Well, today I did it, . . . put out 4 pans of apples to dry, . . . just like Mom used to do (as well as I can recollect from 50 years ago).

Anyway, . . . looking forward to dried apple pies this winter.

May God bless,
Dwight


----------



## PaulS (Mar 11, 2013)

With a dried apple pie, do you add water before or after you bake it?


----------



## Montana Rancher (Mar 4, 2013)

I'm a bit confused (not uncommon) I have apples on my trees but usually wait till the first frost to pick them, I am guessing you store bought the apple?


----------



## Prepadoodle (May 28, 2013)

Hey, there used to be a dude here who went by a name something like Montana Rancher. I've been kinda missing that salty old tread head. 

(This is my way of saying welcome back!)


----------



## bigwheel (Sep 22, 2014)

Sounds good on the dried apples. My Daddy always said if a person was broke and hungry..dried apples and buttermilk would fill them up. Did you do anything special to the apples to keep them turning brown?


----------



## redhawk (May 7, 2014)

I love dried apples and dry them on a regular basis. As far as keeping them from turning brown, I dip the apple slices in a mixture of 1/2 lemon juice and 1/2 water and let them soak for about five minutes...the end up fantastic and cannot taste any lemon in the finished product...JM2C


----------



## bigwheel (Sep 22, 2014)

Thanks for the tips on the lemon juice.


----------



## Prepared One (Nov 5, 2014)

Mmmm Dried apples sounds good. How long do they keep after dried? Can you spice them before drying? I am thinking about using then for snacks.


----------



## hawgrider (Oct 24, 2014)

Prepared One said:


> Mmmm Dried apples sounds good. How long do they keep after dried? Can you spice them before drying? I am thinking about using then for snacks.

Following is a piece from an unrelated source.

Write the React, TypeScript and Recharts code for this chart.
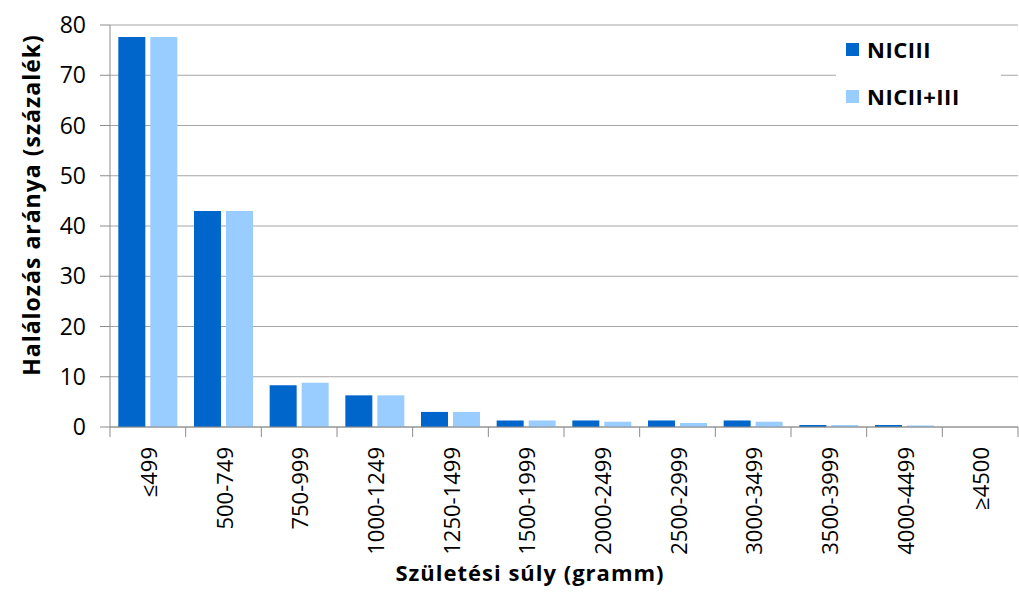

Cinnamon sprinkled on after quick dunk in lemon juice before dehydrating then put in a glass jar they keep a long time. Great for snacking.


----------



## dwight55 (Nov 9, 2012)

All Mom did was peel em, slice em, put em on a sanitized piece of metal roof she had, . . . then covered them with cheese cloth to keep the bugs off.

When dried, . . . she put them i the oven for a couple hours, . . . maybe 250 or so, . . . just in case a fly or something got in there and laid any eggs.

They would then go into a pillow case, . . . went upstairs in the attic, . . . by the chimney.

When she wanted them, . . . we'd take a pan up, . . . and I think we were never smart enough to measure right. There always seemed to be more than she wanted for her recipe, . . . so we had to force ourselves to eat the leftovers. :joyous:

I've tried apples in a dehydrator, . . . nahhhhh, . . . sun dried apples have a whole different flavor, . . . and yes, they are brown, . . . no lemon, no sugar, just apples in the sun.

May God bless,
Dwight


----------



## Prepared One (Nov 5, 2014)

Thanks Hawg. That's what I was wondering.


----------